The example you use is 'neoplatonism'. How can this be characterised ?
One distinguishes Neoplatonism from other philosophical positions
(e.g., Aristoteleanism, Stoicism, Middle Platonism, and so on) by its
metaphysics- by the primacy it gives to unity: to be real is to be one.
It is, in a word, a monism but of a unique sort inasmuch as it does not
deny the existence of the multiple - the intelligible, psychic and physical universes - but it does deny their reality. To the extent that individual existents are individual, they are unreal.
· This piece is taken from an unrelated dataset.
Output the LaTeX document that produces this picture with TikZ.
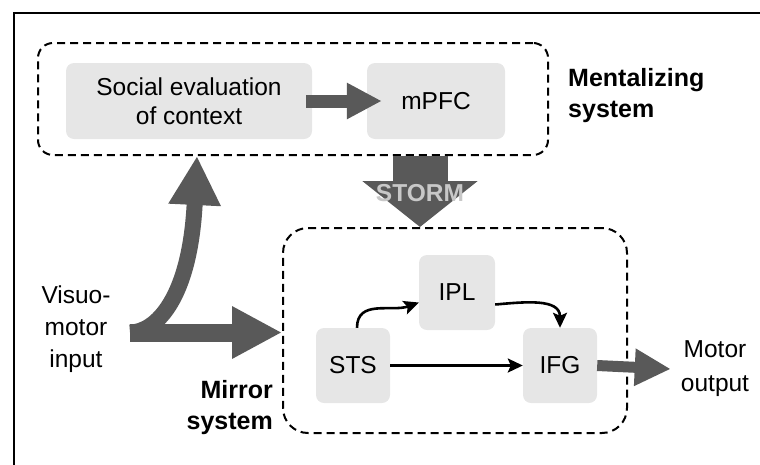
\documentclass[tikz,border=0pt]{standalone}
\usepackage{fontspec}
\setmainfont{Liberation Sans}
\usetikzlibrary{arrows.meta}
\definecolor{boxgray}{HTML}{E6E6E6}
\definecolor{arrgray}{HTML}{595959}
\definecolor{stormtxt}{HTML}{C8C8C8}
\tikzset{
  graybox/.style={fill=boxgray, rounded corners=8pt, inner sep=0pt, align=center,
    font=\fontsize{24.5}{29}\selectfont},
  dashbox/.style={draw=black, line width=2pt, dash pattern=on 8pt off 5pt, inner sep=0pt},
  thinarrow/.style={draw=black, line width=2.6pt, -{Stealth[length=15pt,width=14pt,inset=3pt]}},
  lbl/.style={inner sep=0pt, font=\fontsize{24.5}{32}\selectfont},
  boldlbl/.style={inner sep=0pt, font=\fontsize{25}{31}\selectfont\bfseries}
}
\begin{document}
\begin{tikzpicture}[x=1pt,y=-1pt]
\useasboundingbox (0,0) rectangle (760,464);
% outer frame (cut off at right and bottom)
\draw[line width=2pt] (14,470) -- (14,13) -- (770,13);

% dashed system boxes
\node[dashbox, rounded corners=15pt, minimum width=510pt, minimum height=112pt] (mentbox) at (293,99) {};
\node[dashbox, rounded corners=25pt, minimum width=344pt, minimum height=205pt] (mirrorbox) at (455,330.5) {};

% gray boxes
\node[graybox, minimum width=246pt, minimum height=76pt] (social) at (189,101) {Social evaluation\\of context};
\node[graybox, minimum width=138pt, minimum height=76pt] (mpfc) at (436,101) {mPFC};
\node[graybox, minimum width=74pt, minimum height=75pt] (sts) at (353,365.5) {STS};
\node[graybox, minimum width=76pt, minimum height=75pt] (ipl) at (457,292.5) {IPL};
\node[graybox, minimum width=74pt, minimum height=75pt] (ifg) at (560,365.5) {IFG};

% labels
\node[boldlbl, align=left, anchor=west] (mentlbl) at (568,96) {Mentalizing\\system};
\node[boldlbl, align=right, anchor=east] (mirrlbl) at (273,407.5) {Mirror\\system};
\node[lbl, align=center] (vin) at (76,329) {Visuo-\\motor\\input};
\node[lbl, align=center, font=\fontsize{24.5}{34}\selectfont] (mout) at (715,369) {Motor\\output};

% big gray arrows
\draw[arrgray, line width=13pt, -{Triangle[length=35pt,width=34pt]}]
  ([xshift=-6pt]social.east) -- ([xshift=15pt]mpfc.west);
\draw[arrgray, line width=11pt, -{Triangle[length=36pt,width=35pt]}]
  (ifg.east) -- ([xshift=-10pt]mout.west);
\draw[arrgray, line width=55pt, -{Triangle[length=46pt,width=113pt]}]
  ([xshift=127pt]mentbox.south) -- ([xshift=-35pt]mirrorbox.north)
  node[pos=0.52, text=stormtxt, inner sep=0pt, font=\fontsize{24.5}{29}\selectfont\bfseries] (storm) {STORM};

\coordinate (vstart) at (130,332.5);
\draw[arrgray, line width=18pt, -{Triangle[length=50pt,width=49pt]}]
  (vstart) -- (vstart -| mirrorbox.west);
\draw[arrgray, line width=16pt, -{Triangle[length=49pt,width=49pt]}]
  (vstart) .. controls (155,332.5) and (190,300) .. ([xshift=-96pt]mentbox.south);

% black arrows in the mirror system
\draw[thinarrow] (sts.east) -- (ifg.west);
\draw[thinarrow] ([xshift=4pt]sts.north) to[out=90, in=200, looseness=1.1] ([yshift=-10pt]ipl.west);
\draw[thinarrow] ([yshift=-12pt]ipl.east) to[out=5, in=90, looseness=1.1] (ifg.north);
\end{tikzpicture}
\end{document}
Each individual is real only insofar as it is the One on a lower level. (Leo Sweeny, review of Neoplatonism and Christian Thought by D. J. O'Meara, The Review of Metaphysics, Vol. 40, No. 4 (Jun., 1987), pp. 786.)
Now, this is fair enough to 'net', to capture important similarities between, (say) Pltoinus, Porphyry, the Pseudo-Dionysius, Proclus, Eriugena. But when you descend to detail, the smooth surface of 'neoplatonism' cracks into innumerable differences about the nature of 'unity', of the 'individual', of the distinction between 'existence' and 'reality'.
Moral : the deeper one goes into philosophy the keener one is to abandon 'isms' and to look at each thinker in their own right.